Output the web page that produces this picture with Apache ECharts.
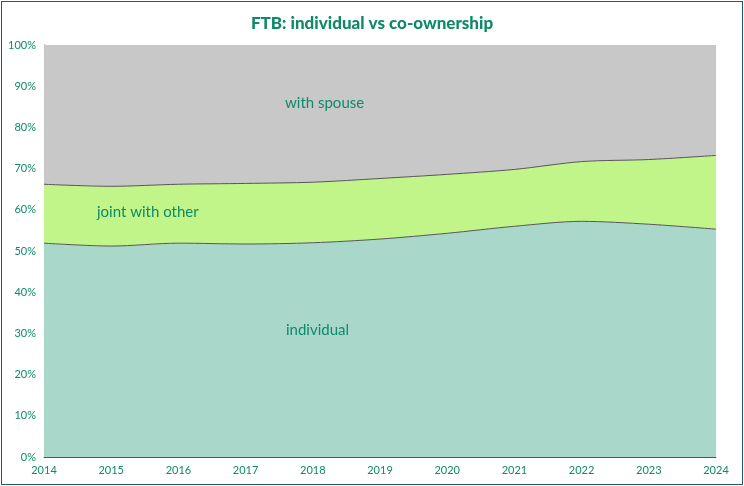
<!DOCTYPE html><html><head><meta charset="utf-8"><script src="https://cdn.jsdelivr.net/npm/echarts@6/dist/echarts.min.js"></script>
<style>html,body{margin:0;padding:0;background:#fff}#c{position:absolute;left:1px;top:1px;width:740px;height:482px;border:1px solid #1f5a6e}</style></head><body><div id="c"></div><script>
var years=['2014','2015','2016','2017','2018','2019','2020','2021','2022','2023','2024'];
var individual=[51.9,51.2,51.9,51.7,52.0,52.9,54.3,56.0,57.2,56.5,55.3];
var jointTop=[66.2,65.7,66.2,66.4,66.7,67.6,68.6,69.8,71.7,72.2,73.2];
var joint=jointTop.map(function(t,i){return +(t-individual[i]).toFixed(1);});
var spouse=jointTop.map(function(t){return +(100-t).toFixed(1);});
var green='#0e8a6a';
function s(name,data,color,lw){return {name:name,type:'line',stack:'a',data:data,smooth:0.3,symbol:'none',lineStyle:{color:'#555',width:lw},areaStyle:{color:color,opacity:1}};}
var ch=echarts.init(document.getElementById('c'));
function lbl(t,x,y){return {type:'text',x:x,y:y,z:100,style:{text:t,fill:green,fontSize:15,fontFamily:'Lato'}};}
ch.setOption({
title:{text:'FTB: individual vs co-ownership',left:'center',top:8,textStyle:{color:green,fontFamily:'Lato',fontWeight:900,fontSize:17}},
grid:{left:42,right:26,top:43,bottom:27},
xAxis:{type:'category',boundaryGap:false,data:years,axisLine:{lineStyle:{color:'#555'}},axisTick:{show:false},axisLabel:{color:green,fontFamily:'Lato',fontSize:11}},
yAxis:{type:'value',min:0,max:100,interval:10,axisLine:{show:true,lineStyle:{color:'#555'}},axisLabel:{formatter:'{value}%',color:green,fontFamily:'Lato',fontSize:11},splitLine:{lineStyle:{color:'rgba(0,0,0,0.06)'}}},
series:[s('individual',individual,'#a9d8cb',1),s('joint with other',joint,'#c1f589',1),s('with spouse',spouse,'#c8c8c8',0)],
graphic:[lbl('with spouse',283,94),lbl('joint with other',95,203),lbl('individual',284,321)]
});
</script></body></html>
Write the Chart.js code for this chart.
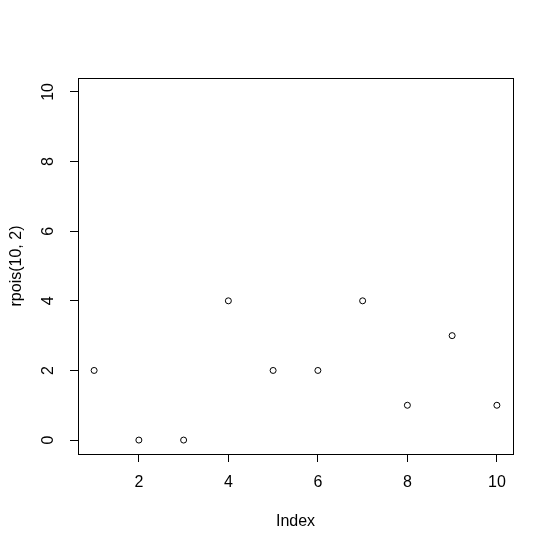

•••

### Description of the task
From the listing above, print every entry precisely and drop the pictures.

### Output below
Output the web page that produces this picture with Apache ECharts.
<!DOCTYPE html><html><head><meta charset="utf-8"><script src="https://cdn.jsdelivr.net/npm/echarts@6/dist/echarts.min.js"></script>
<style>html,body{margin:0;padding:0;background:#fff}#c{position:absolute;left:1px;top:1px;width:740px;height:482px;border:1px solid #1f5a6e}</style></head><body><div id="c"></div><script>
var years=['2014','2015','2016','2017','2018','2019','2020','2021','2022','2023','2024'];
var individual=[51.9,51.2,51.9,51.7,52.0,52.9,54.3,56.0,57.2,56.5,55.3];
var jointTop=[66.2,65.7,66.2,66.4,66.7,67.6,68.6,69.8,71.7,72.2,73.2];
var joint=jointTop.map(function(t,i){return +(t-individual[i]).toFixed(1);});
var spouse=jointTop.map(function(t){return +(100-t).toFixed(1);});
var green='#0e8a6a';
function s(name,data,color,lw){return {name:name,type:'line',stack:'a',data:data,smooth:0.3,symbol:'none',lineStyle:{color:'#555',width:lw},areaStyle:{color:color,opacity:1}};}
var ch=echarts.init(document.getElementById('c'));
function lbl(t,x,y){return {type:'text',x:x,y:y,z:100,style:{text:t,fill:green,fontSize:15,fontFamily:'Lato'}};}
ch.setOption({
title:{text:'FTB: individual vs co-ownership',left:'center',top:8,textStyle:{color:green,fontFamily:'Lato',fontWeight:900,fontSize:17}},
grid:{left:42,right:26,top:43,bottom:27},
xAxis:{type:'category',boundaryGap:false,data:years,axisLine:{lineStyle:{color:'#555'}},axisTick:{show:false},axisLabel:{color:green,fontFamily:'Lato',fontSize:11}},
yAxis:{type:'value',min:0,max:100,interval:10,axisLine:{show:true,lineStyle:{color:'#555'}},axisLabel:{formatter:'{value}%',color:green,fontFamily:'Lato',fontSize:11},splitLine:{lineStyle:{color:'rgba(0,0,0,0.06)'}}},
series:[s('individual',individual,'#a9d8cb',1),s('joint with other',joint,'#c1f589',1),s('with spouse',spouse,'#c8c8c8',0)],
graphic:[lbl('with spouse',283,94),lbl('joint with other',95,203),lbl('individual',284,321)]
});
</script></body></html>
Write the Chart.js code for this chart.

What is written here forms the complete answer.